Wife and daughter fly in as Amin remains on life support
“Amin’s wife and daughter left yesterday (Monday) aboard Ethiopian Airlines and they are already in Jeddah,” said Minister for the Presidency Kirunda Kivejinja
The government “facilitated” the trip, he added, without elaborating.
Hospital sources at King Faisal Specialist Hospital, one of Saudi Arabia’s top medical centres, reported earlier yesterday that the septuagenarian Amin was still in a critical condition and on a life-support machine.
“He is still alive. His condition however has not improved and he remains in a coma and on a life-support machine in the intensive care unit,” said a medical source at the hospital.
As Amin lay in a coma, an international human rights group lamented that he was not put on trial. “We regret that Idi Amin is dying without meeting justice for his crimes,” said Reed Brody, director of special prosecutions at Human Rights Watch, in a statement issued by the New York-based group.

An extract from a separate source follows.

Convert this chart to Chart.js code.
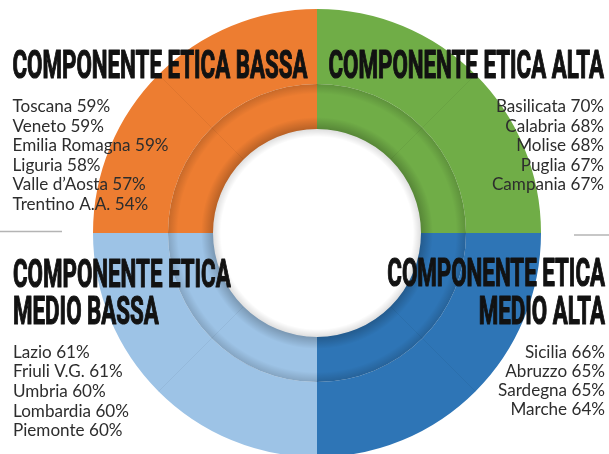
<!DOCTYPE html>
<html><head><meta charset="utf-8">
<script src="https://cdn.jsdelivr.net/npm/chart.js@4"></script>
<style>html,body{margin:0;padding:0;background:#fff;overflow:hidden}canvas{display:block}</style>
</head><body>
<canvas id="c" width="609" height="454"></canvas>
<script>
// ---- data ----
const groups = ['COMPONENTE ETICA ALTA', 'COMPONENTE ETICA MEDIO ALTA', 'COMPONENTE ETICA MEDIO BASSA', 'COMPONENTE ETICA BASSA'];
const groupShares = [25, 25, 25, 25];
const titleLines = [['COMPONENTE ETICA ALTA'], ['COMPONENTE ETICA', 'MEDIO ALTA'], ['COMPONENTE ETICA', 'MEDIO BASSA'], ['COMPONENTE ETICA BASSA']];
const regionsAlta = ['Basilicata', 'Calabria', 'Molise', 'Puglia', 'Campania'];
const valuesAlta = [70, 68, 68, 67, 67];
const regionsMedioAlta = ['Sicilia', 'Abruzzo', 'Sardegna', 'Marche'];
const valuesMedioAlta = [66, 65, 65, 64];
const regionsMedioBassa = ['Lazio', 'Friuli V.G.', 'Umbria', 'Lombardia', 'Piemonte'];
const valuesMedioBassa = [61, 61, 60, 60, 60];
const regionsBassa = ['Toscana', 'Veneto', 'Emilia Romagna', 'Liguria', 'Valle d\u2019Aosta', 'Trentino A.A.'];
const valuesBassa = [59, 59, 59, 58, 57, 54];
const groupRegions = [regionsAlta, regionsMedioAlta, regionsMedioBassa, regionsBassa];
const groupValues = [valuesAlta, valuesMedioAlta, valuesMedioBassa, valuesBassa];

// ---- styles ----
const groupColors = ['#70AD47', '#2E75B6', '#9DC3E6', '#ED7D31'];
const blockLayout = [
  {x: 604, align: 'right', titleY: [77.5], bodyY: 112, pitch: 19.6},
  {x: 605, align: 'right', titleY: [286, 323.5], bodyY: 357.5, pitch: 19.3},
  {x: 13, align: 'left', titleY: [287, 323.5], bodyY: 357.5, pitch: 19.7},
  {x: 12.5, align: 'left', titleY: [77.5], bodyY: 112, pitch: 19.6}
];

const TITLE_FONT = 'bold 38px Roboto';
const BODY_FONT = '16.5px Lato';

function drawScaled(ctx, text, x, y, align, sx, stroke) {
  ctx.save();
  ctx.translate(x, y);
  ctx.scale(sx, 1);
  ctx.textAlign = align;
  ctx.textBaseline = 'alphabetic';
  ctx.fillText(text, 0, 0);
  if (stroke) { ctx.lineWidth = stroke; ctx.lineJoin = 'round'; ctx.strokeText(text, 0, 0); }
  ctx.restore();
}

const overlay = {
  id: 'overlay',
  afterDatasetsDraw(chart) {
    const ctx = chart.ctx;
    const outerArcs = chart.getDatasetMeta(0).data;
    const innerArcs = chart.getDatasetMeta(1).data;
    const cx = outerArcs[0].x, cy = outerArcs[0].y;
    const rOut = outerArcs[0].outerRadius, rB = innerArcs[0].outerRadius, rH = innerArcs[0].innerRadius;
    ctx.save();
    // faint mid-quadrant lines
    ctx.strokeStyle = 'rgba(0,0,0,0.05)';
    ctx.lineWidth = 1;
    outerArcs.forEach(arc => {
      const a = (arc.startAngle + arc.endAngle) / 2;
      ctx.beginPath();
      ctx.moveTo(cx + Math.cos(a) * rH, cy + Math.sin(a) * rH);
      ctx.lineTo(cx + Math.cos(a) * rOut, cy + Math.sin(a) * rOut);
      ctx.stroke();
    });
    // shadow at ring boundary (inner side)
    let g = ctx.createRadialGradient(cx, cy, rB - 10, cx, cy, rB);
    g.addColorStop(0, 'rgba(0,0,0,0)');
    g.addColorStop(1, 'rgba(0,0,0,0.16)');
    ctx.fillStyle = g;
    ctx.beginPath();
    ctx.arc(cx, cy, rB, 0, Math.PI * 2);
    ctx.arc(cx, cy, rB - 10, 0, Math.PI * 2, true);
    ctx.fill();
    // shadow of central disc onto ring
    g = ctx.createRadialGradient(cx, cy, rH, cx, cy, rH + 12);
    g.addColorStop(0, 'rgba(0,0,0,0.22)');
    g.addColorStop(1, 'rgba(0,0,0,0)');
    ctx.fillStyle = g;
    ctx.beginPath();
    ctx.arc(cx, cy, rH + 12, 0, Math.PI * 2);
    ctx.arc(cx, cy, rH, 0, Math.PI * 2, true);
    ctx.fill();
    // soft grey rim inside the white disc
    g = ctx.createRadialGradient(cx, cy, rH - 8, cx, cy, rH);
    g.addColorStop(0, 'rgba(0,0,0,0)');
    g.addColorStop(1, 'rgba(0,0,0,0.13)');
    ctx.fillStyle = g;
    ctx.beginPath();
    ctx.arc(cx, cy, rH, 0, Math.PI * 2);
    ctx.arc(cx, cy, rH - 8, 0, Math.PI * 2, true);
    ctx.fill();
    ctx.restore();
  },
  afterDraw(chart) {
    const ctx = chart.ctx;
    ctx.save();
    // separator rules
    ctx.strokeStyle = '#b4b4b4';
    ctx.lineWidth = 1.5;
    ctx.beginPath(); ctx.moveTo(0, 231.5); ctx.lineTo(62, 231.5); ctx.stroke();
    ctx.beginPath(); ctx.moveTo(574, 235); ctx.lineTo(609, 235); ctx.stroke();

    ctx.font = TITLE_FONT;
    const titleScale = 295 / ctx.measureText(groups[3]).width;
    ctx.font = BODY_FONT;
    const bodyScale = 156 / ctx.measureText(regionsBassa[2] + ' ' + valuesBassa[2] + '%').width;

    groups.forEach((grp, i) => {
      const L = blockLayout[i];
      ctx.font = TITLE_FONT;
      ctx.fillStyle = '#121212';
      ctx.strokeStyle = '#121212';
      titleLines[i].forEach((line, k) => drawScaled(ctx, line, L.x, L.titleY[k], L.align, titleScale, 1.2));
      ctx.font = BODY_FONT;
      ctx.fillStyle = '#2d2d2d';
      groupRegions[i].forEach((name, k) => {
        drawScaled(ctx, name + ' ' + groupValues[i][k] + '%', L.x, L.bodyY + k * L.pitch, L.align, bodyScale, 0);
      });
    });
    ctx.restore();
  }
};

new Chart(document.getElementById('c'), {
  type: 'doughnut',
  data: {
    labels: groups,
    datasets: [
      {data: groupShares, backgroundColor: groupColors, weight: 75, borderWidth: 0},
      {data: groupShares, backgroundColor: groupColors, weight: 45, borderWidth: 0}
    ]
  },
  options: {
    responsive: false,
    animation: false,
    events: [],
    radius: 224,
    cutout: '46.43%',
    layout: {padding: {left: 25, right: 0, top: 12, bottom: 0}},
    plugins: {legend: {display: false}, tooltip: {enabled: false}, title: {display: false}}
  },
  plugins: [overlay]
});
</script>
</body></html>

“Amin was one of the bloodiest tyrants in a bloody century. It’s increasingly possible to prosecute dictators outside their home countries. Unfortunately, the trend didn’t catch up with Mr. Amin in time.”
Human Rights Watch said it had asked a Saudi diplomat in 1999 about the possibility of Amin’s extradition or prosecution, and was told that “according to Bedouin hospitality, once someone was welcomed as a guest in your tent, you did not turn him out.”
The Saudi Foreign Ministry had no comment to make on the issue yesterday.
Amin has been in a coma since he was admitted Friday to the King Faisal Specialist Hospital in the Saudi port city of Jeddah, where he has lived in exile for years. His condition was described as ‘stable’ by a hospital spokesman yesterday.
Amin’s sons, who have been at his bedside in the intensive care unit, have asked for privacy, saying they do not want any details released about their father’s condition.
Amin, believed to be 80, had reportedly been suffering from high blood pressure.
It is estimated that more than 200,000 Ugandans were tortured and murdered during Amin’s regime, which lasted from 1971 until 1979, when he was ousted by Ugandan exiles and the Tanzanian army.
Human rights groups say as many as 500,000 people were killed during Amin’s rule.
After his ouster, Amin, a Muslim and member of the small Kakwa tribe from northwestern Uganda, went into exile first in Libya, then Iraq (news - websites) before finally settling in Saudi Arabia on the condition that he stay out of politics.